I don't have idea for do this. I need a hint or something, someone could you help me?
If the $\mathbf{k}$ component, $ \frac{\partial F_{2}}{\partial x} - \frac{\partial F_{1}}{\partial y}$ of the curl of $\mathbf{\bar{F}}$ is positive everywhere, use Green’s Theorem to show that there is a closed curve $\mathit{C}$ such that $\oint_C \mathbf{\bar{F}}\cdot d \mathbf{\bar{r}}\neq \mathbf{\bar{0}}$
If the $\mathbf{j}$ component, $ \frac{\partial F_{1}}{\partial z} - \frac{\partial F_{3}}{\partial x}$ of the curl of $\mathbf{\bar{F}}$ is positive everywhere, show that there is a closed curve $\mathit{C}$ such that $\oint_C \mathbf{\bar{F}}\cdot d \mathbf{\bar{r}}\neq \mathbf{\bar{0}}$
Let $C$ be a closed curve bounding some region $D$ in the $xy$-plane of $\mathbb{R}^3$. We have $$ \oint_C \mathbf{F} \cdot d\mathbf{r} = \oint_C F_1\ dx + F_2\ dy + F_3\ dz = \underbrace{\oint_C F_1\ dx + F_2\ dy}_{a} + \underbrace{\oint_C F_3\ dz}_{b} $$ First, consider the value of the component $b$ of the sum above. Can you show that $b = 0$? Remember that the curve $C$ is contained in the $xy$-plane.
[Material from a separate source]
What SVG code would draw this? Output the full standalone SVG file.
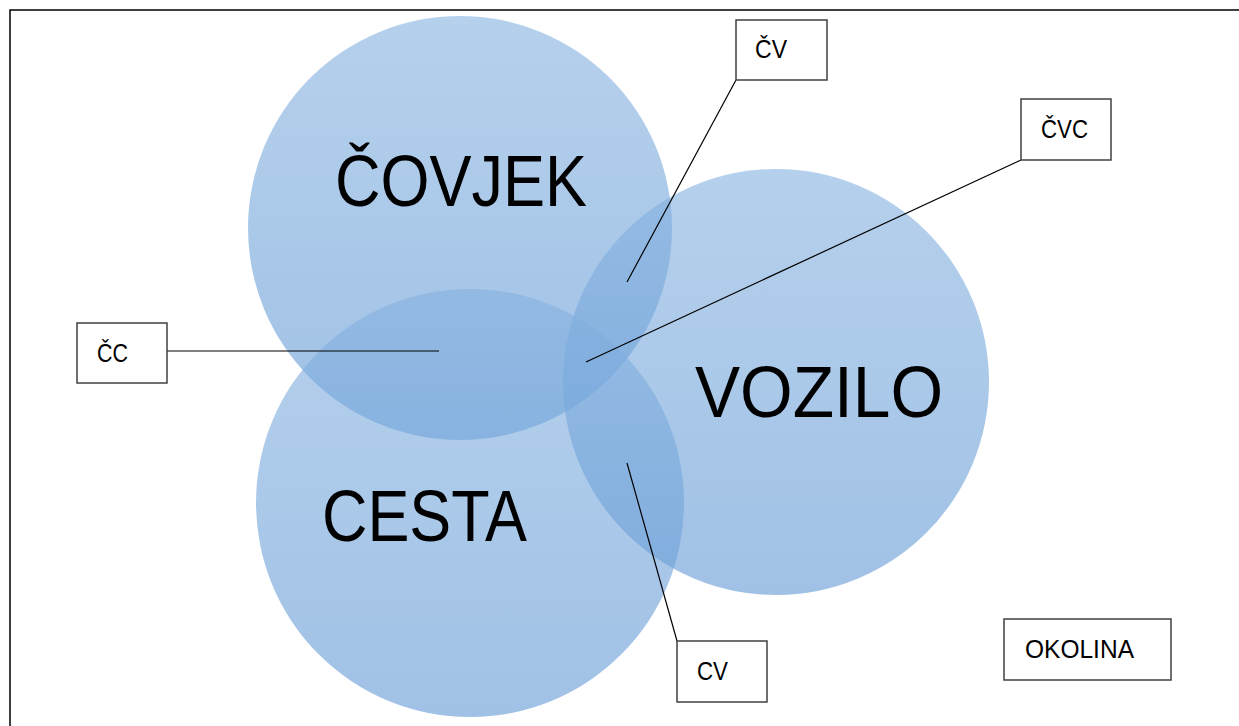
<svg xmlns="http://www.w3.org/2000/svg" width="1239" height="726" viewBox="0 0 1239 726">
<style>
.big{font-family:"Liberation Sans",Arial,sans-serif;font-size:72px;fill:#000}
.lbl{font-family:"Liberation Sans",Arial,sans-serif;font-size:25px;fill:#000}
.box{fill:#fff;stroke:#404040;stroke-width:1.5}
.ln{stroke:#000;stroke-width:1.2;fill:none}
.c{fill:url(#g)}
</style>
<defs>
<linearGradient id="g" x1="0" y1="0" x2="0" y2="1">
<stop offset="0" stop-color="#84b1df" stop-opacity="0.6"/>
<stop offset="1" stop-color="#6198d5" stop-opacity="0.6"/>
</linearGradient>
</defs>
<rect width="1239" height="726" fill="#fff"/>
<path d="M10,726 V10 H1239" fill="none" stroke="#000" stroke-width="1.5"/>
<g id="covjek"><circle class="c" cx="460" cy="228" r="212"/><text class="big" x="335" y="206" textLength="252" lengthAdjust="spacingAndGlyphs">ČOVJEK</text></g>
<g id="vozilo"><circle class="c" cx="776" cy="382" r="213"/><text class="big" x="695" y="417" textLength="248" lengthAdjust="spacingAndGlyphs">VOZILO</text></g>
<g id="cesta"><circle class="c" cx="470" cy="503" r="214"/><text class="big" x="322" y="541" textLength="205" lengthAdjust="spacingAndGlyphs">CESTA</text></g>
<g id="connectors">
<line class="ln" x1="736" y1="80" x2="627" y2="282"/>
<line class="ln" x1="1021" y1="160" x2="586" y2="362"/>
<line class="ln" x1="167" y1="351" x2="439" y2="351"/>
<line class="ln" x1="677" y1="641" x2="627" y2="463"/>
</g>
<g id="cv-top"><rect class="box" x="736" y="20" width="91" height="60"/><text class="lbl" x="755" y="58" textLength="32" lengthAdjust="spacingAndGlyphs">ČV</text></g>
<g id="cvc"><rect class="box" x="1021" y="99" width="90" height="61"/><text class="lbl" x="1041" y="138" textLength="47" lengthAdjust="spacingAndGlyphs">ČVC</text></g>
<g id="cc"><rect class="box" x="77" y="323" width="90" height="60"/><text class="lbl" x="97" y="362" textLength="31" lengthAdjust="spacingAndGlyphs">ČC</text></g>
<g id="cv"><rect class="box" x="677" y="641" width="90" height="61"/><text class="lbl" x="697" y="680" textLength="31" lengthAdjust="spacingAndGlyphs">CV</text></g>
<g id="okolina"><rect class="box" x="1004" y="619" width="167" height="61"/><text class="lbl" x="1025" y="658" textLength="109" lengthAdjust="spacingAndGlyphs">OKOLINA</text></g>
</svg>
Now we may restrict* the vector field $\mathbf{F}$ to the $xy$-plane. The rest is just applying Green's theorem and taking advantage of the fact that $\frac{\partial F_{2}}{\partial x} - \frac{\partial F_{1}}{\partial y}$ is positive everywhere:
$$ \oint_C F_1\ dx + F_2\ dy = \iint_D \left( \tfrac{\partial F_{2}}{\partial x} - \tfrac{\partial F_{1}}{\partial y} \right) dxdy > 0 \text{.} $$
*more precisely: define a vector field $\mathbf{\widetilde{F}}$ to be a projection of $\mathbf{F}$ restricted to $xy$-plane of $\mathbb{R}^3$ into $\mathbb{R}^2$ i.e. $\mathbf{\widetilde{F}}(x,y) = (F_1(x,y,0),\ F_2(x,y,0))^T$.